SET TASK | Retype only the lines below from the one with "What D3.js code" to the one with "const pinkEvents = [[785,787],[791,793],[798,800]];", inclusive, skipping every image.

DATA TO PROCESS |
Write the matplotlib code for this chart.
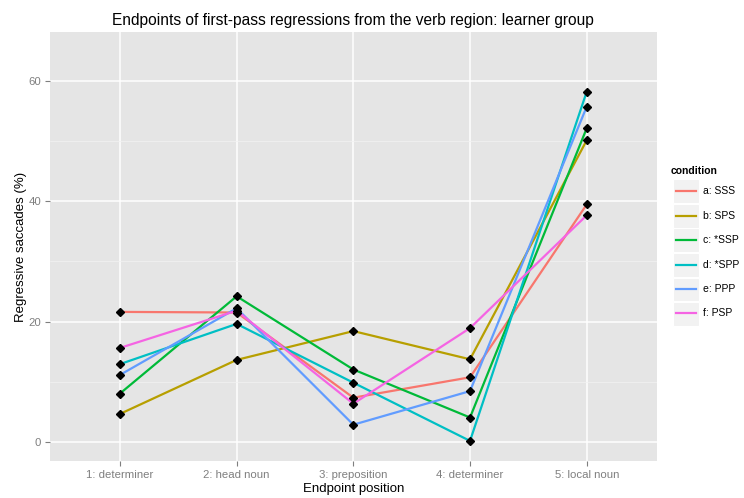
import matplotlib.pyplot as plt
from matplotlib.lines import Line2D
from matplotlib.patches import Rectangle

positions = ["1: determiner", "2: head noun", "3: preposition", "4: determiner", "5: local noun"]
conditions = ["a: SSS", "b: SPS", "c: *SSP", "d: *SPP", "e: PPP", "f: PSP"]
colors = ["#F8766D", "#B79F00", "#00BA38", "#00BFC4", "#619CFF", "#F564E3"]

sss = [21.6, 21.5, 7.3, 10.7, 39.5]
sps = [4.6, 13.6, 18.4, 13.7, 50.2]
ssp = [8.0, 24.2, 12.0, 4.0, 52.2]
spp = [12.9, 19.6, 9.8, 0.1, 58.3]
ppp = [11.1, 22.2, 2.8, 8.4, 55.8]
psp = [15.6, 21.8, 6.3, 18.9, 37.7]
series = [sss, sps, ssp, spp, ppp, psp]

plt.rcParams['font.family'] = ['Liberation Sans', 'DejaVu Sans']

W, H = 744, 498
fig = plt.figure(figsize=(W / 100, H / 100), dpi=100)
ax = fig.add_axes([50 / W, 1 - 461 / H, (656.7 - 50) / W, (461 - 32) / H])
ax.set_facecolor("#E5E5E5")
for s in ax.spines.values():
    s.set_visible(False)

x = list(range(1, len(positions) + 1))
for vals, c in zip(series, colors):
    ax.plot(x, vals, color=c, lw=1.6, zorder=3)
for vals in series:
    ax.plot(x, vals, ls="none", marker="D", ms=4.5, color="black", zorder=4)

ax.set_xlim(0.4, 5.6)
ax.set_ylim(-3.25, 68.25)
ax.set_xticks(x)
ax.set_xticklabels(positions)
ax.set_yticks([0, 20, 40, 60])
ax.set_yticks([10, 30, 50], minor=True)
ax.grid(True, which="major", color="white", lw=1.1, zorder=0)
ax.grid(True, which="minor", axis="y", color="#F2F2F2", lw=0.5, zorder=0)
ax.set_axisbelow(True)
ax.tick_params(which="major", colors="#7F7F7F", labelsize=8.2, length=3.5, width=0.8, pad=3)
ax.tick_params(which="minor", length=0)

ax.set_xlabel("Endpoint position", fontsize=9.5, labelpad=2)
ax.set_ylabel("Regressive saccades (%)", fontsize=9.5, labelpad=1)
ax.set_title("Endpoints of first-pass regressions from the verb region: learner group",
             fontsize=11.2, pad=5)

# legend
fig.text(671 / W, 1 - 171 / H, "condition", fontsize=7.5, fontweight="bold", va="center")
for i, (lab, c) in enumerate(zip(conditions, colors)):
    yc = 191 + i * 24.5
    fig.patches.append(Rectangle((673 / W, 1 - (yc + 12) / H), 26 / W, 23.5 / H,
                                 transform=fig.transFigure, facecolor="#F2F2F2",
                                 edgecolor="white", lw=0.8))
    fig.lines.append(Line2D([676 / W, 696 / W], [1 - yc / H, 1 - yc / H],
                            transform=fig.transFigure, color=c, lw=1.6))
    fig.text(703 / W, 1 - yc / H, lab, fontsize=7.5, va="center")

fig.savefig("out.png", dpi=100)
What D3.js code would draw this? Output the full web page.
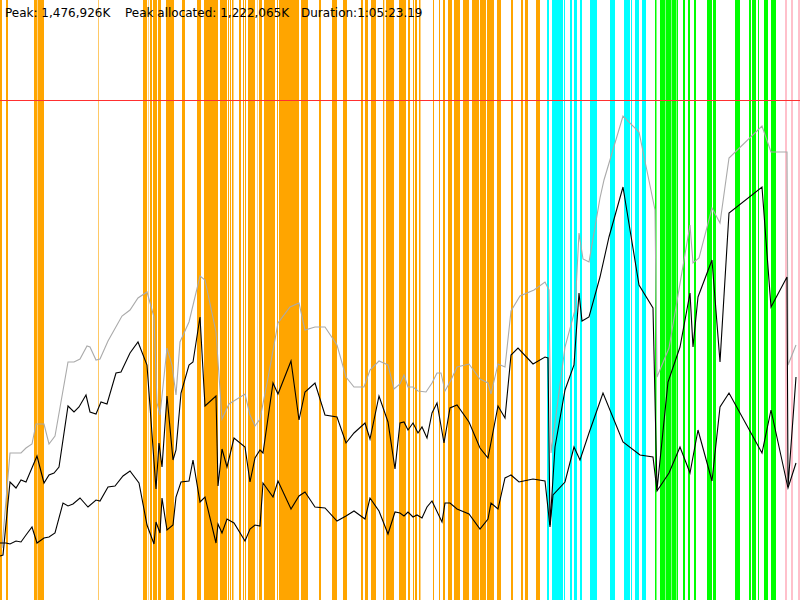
<!DOCTYPE html>
<html>
<head>
<meta charset="utf-8">
<script src="https://cdn.jsdelivr.net/npm/d3@7"></script>
<style>
  html, body { margin: 0; padding: 0; background: #fff; }
  svg { display: block; }
</style>
</head>
<body>
<svg id="chart" width="800" height="600"></svg>
<script>
// ---- data (time in sample units 0..800, memory in chart units 0..600) ----
const headerLabels = ["Peak: 1,476,926K", "Peak allocated: 1,222,065K", "Duration:1:05:23.19"];
const limitValue = 500;

const orangeEvents = [[0,2],[6,8],[34,37],[37.5,44],[98,98.6],[143,147],[148,148.5],[150,152],[153,157],[158,161],[166,174],[182,185],[197,201],
  [204,218],[220,227],[228,229],[230,231],[232,233.5],[239,241],[243,244],[245,246],[248,255],[257,257.5],[259,262],[264,275],[277,278],[279,299],[301,308],
  [319,321],[332,337],[343,347],[361,363],[365,368],[371,376],[383,384.3],[386,394],[399,406],[408,410],[413,414],[415,417],[419,420.5],[433,434],[439,440],
  [443,445],[448,452],[454,460],[463,469],[472,479],[480,486],[487,494],[497,501],[511,513],[521,523],[525,528],[536,540]];
const cyanEvents = [[547,549],[552,563],[564,565],[570,572],[574,577],[580,582],[590,597],[610,615],[624,630],[631,632],[635,639],[642,646]];
const greenEvents = [[655,656.5],[660,665],[665.5,671],[671.5,676],[676.5,678],[683,685],[688,690],[694,696],[707,712],[713,716],[735,740],[749,751],[752,756],[758,759],[764,768],[771,776]];
const pinkEvents = [[785,787],[791,793],[798,800]];

const grayTimes = [2,10,21,26,32,36,44,49,55,68,74,80,87,90,96,100,108,122,130,138,147,154,157,160,167,172,176,180,189,200,205,216,222,229,245,250,255,260,268,278,290,299,305,315,325,337,346,354,364,370,379,388,394,400,404,408,413,418,426,432,437,441,445,451,457,469,480,488,491,498,505,511,520,534,545,549,551,565,575,579,583,589,600,604,623,639,655,657,669,690,693,699,712,720,729,762,771,787,788,796];
const grayValues = [52,147,147,152,156,176,176,156,164,238,238,241,254,253,240,241,259,284,290,302,308,283,197,185,252,235,205,258,278,324,320,268,181,196,206,185,174,181,222,277,293,297,270,273,273,255,223,213,213,230,239,235,211,216,225,213,213,209,208,217,227,227,209,220,233,236,221,217,206,236,233,289,304,310,318,310,147,253,290,367,341,338,402,420,484,468,390,223,252,375,337,342,392,377,442,474,448,448,235,255];

const usedTimes = [0,3,10,16,21,26,37,44,49,54,59,68,74,79,86,90,96,101,107,116,121,130,138,147,156,159,162,167,173,176,181,189,193,200,205,216,218,222,227,234,245,250,255,260,263,273,278,291,299,305,315,325,337,346,354,365,370,379,388,395,400,404,408,413,418,422,427,432,437,444,450,457,469,480,488,498,505,511,518,533,545,548,550,555,565,574,579,582,589,600,609,623,639,653,657,668,680,690,693,698,712,720,729,762,771,787,788,796];
const usedValues = [44,45,118,112,120,118,144,117,125,127,133,194,188,193,205,188,186,198,196,227,228,247,258,235,111,157,133,204,140,150,207,235,238,283,194,204,114,151,133,162,153,118,142,150,147,217,206,239,180,208,217,185,183,157,167,177,161,204,178,131,177,178,170,177,167,173,162,187,197,157,192,195,178,152,142,194,182,245,252,236,243,242,75,153,210,235,307,279,283,323,363,413,315,292,110,218,253,307,253,303,340,238,387,413,293,323,113,223];

const allocTimes = [0,6,10,16,21,26,32,37,44,49,55,63,68,73,80,88,96,100,108,115,123,130,139,147,154,156,160,162,167,173,176,181,189,193,200,205,216,218,222,227,234,245,250,255,260,263,273,278,291,299,305,315,325,337,346,354,365,370,379,388,395,400,404,408,413,417,422,427,432,442,445,450,457,469,480,488,491,498,505,511,519,533,545,550,553,565,574,580,589,603,623,640,653,657,669,680,690,698,712,720,729,762,771,788,796];
const allocValues = [57,57,56,59,58,65,73,57,62,63,67,97,94,96,102,93,100,99,113,114,124,129,117,75,56,78,67,102,70,75,103,118,119,140,98,103,57,76,67,81,77,59,71,75,74,117,103,119,91,104,108,93,92,79,84,89,81,102,89,66,88,87,84,88,83,85,82,93,99,78,97,97,91,86,71,81,97,91,122,125,118,121,119,73,105,118,153,140,167,207,158,145,143,109,127,153,127,170,119,193,207,147,190,112,137];

// ---- drawing ----
const W = 800, H = 600;
const svg = d3.select("#chart");
const x = d3.scaleLinear().domain([0, 800]).range([0, W]);
const y = d3.scaleLinear().domain([0, 600]).range([H, 0]);

const bandGroups = [
  {events: orangeEvents, color: "#FFA500"},
  {events: cyanEvents, color: "#00FFFF"},
  {events: greenEvents, color: "#00FF00"},
  {events: pinkEvents, color: "#FFC0CB"}
];
const gBands = svg.append("g");
bandGroups.forEach(bg => {
  gBands.selectAll(null).data(bg.events).enter().append("rect")
    .attr("x", d => x(d[0]))
    .attr("width", d => x(d[1]) - x(d[0]))
    .attr("y", 0).attr("height", H)
    .attr("fill", bg.color);
});

svg.append("line")
  .attr("x1", 0).attr("x2", W)
  .attr("y1", y(limitValue) + 0.5).attr("y2", y(limitValue) + 0.5)
  .attr("stroke", "#ff3030").attr("stroke-width", 1);

function series(times, values) { return times.map((t, i) => [t, values[i]]); }
const line = d3.line().x(d => x(d[0])).y(d => y(d[1]));

svg.append("path").datum(series(grayTimes, grayValues))
  .attr("d", line).attr("fill", "none").attr("stroke", "#aaaaaa").attr("stroke-width", 1.1);
svg.append("path").datum(series(usedTimes, usedValues))
  .attr("d", line).attr("fill", "none").attr("stroke", "#000").attr("stroke-width", 1.1);
svg.append("path").datum(series(allocTimes, allocValues))
  .attr("d", line).attr("fill", "none").attr("stroke", "#000").attr("stroke-width", 1.1);

const labelX = [5, 125, 301];
svg.selectAll("text.hdr").data(headerLabels).enter().append("text")
  .attr("class", "hdr")
  .attr("x", (d, i) => labelX[i]).attr("y", 17)
  .attr("font-family", "DejaVu Sans, sans-serif").attr("font-size", 12)
  .attr("fill", "#000")
  .text(d => d);
</script>
</body>
</html>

TASK RESULT |
What D3.js code would draw this? Output the full web page.
<!DOCTYPE html>
<html>
<head>
<meta charset="utf-8">
<script src="https://cdn.jsdelivr.net/npm/d3@7"></script>
<style>
  html, body { margin: 0; padding: 0; background: #fff; }
  svg { display: block; }
</style>
</head>
<body>
<svg id="chart" width="800" height="600"></svg>
<script>
// ---- data (time in sample units 0..800, memory in chart units 0..600) ----
const headerLabels = ["Peak: 1,476,926K", "Peak allocated: 1,222,065K", "Duration:1:05:23.19"];
const limitValue = 500;

const orangeEvents = [[0,2],[6,8],[34,37],[37.5,44],[98,98.6],[143,147],[148,148.5],[150,152],[153,157],[158,161],[166,174],[182,185],[197,201],
  [204,218],[220,227],[228,229],[230,231],[232,233.5],[239,241],[243,244],[245,246],[248,255],[257,257.5],[259,262],[264,275],[277,278],[279,299],[301,308],
  [319,321],[332,337],[343,347],[361,363],[365,368],[371,376],[383,384.3],[386,394],[399,406],[408,410],[413,414],[415,417],[419,420.5],[433,434],[439,440],
  [443,445],[448,452],[454,460],[463,469],[472,479],[480,486],[487,494],[497,501],[511,513],[521,523],[525,528],[536,540]];
const cyanEvents = [[547,549],[552,563],[564,565],[570,572],[574,577],[580,582],[590,597],[610,615],[624,630],[631,632],[635,639],[642,646]];
const greenEvents = [[655,656.5],[660,665],[665.5,671],[671.5,676],[676.5,678],[683,685],[688,690],[694,696],[707,712],[713,716],[735,740],[749,751],[752,756],[758,759],[764,768],[771,776]];
const pinkEvents = [[785,787],[791,793],[798,800]];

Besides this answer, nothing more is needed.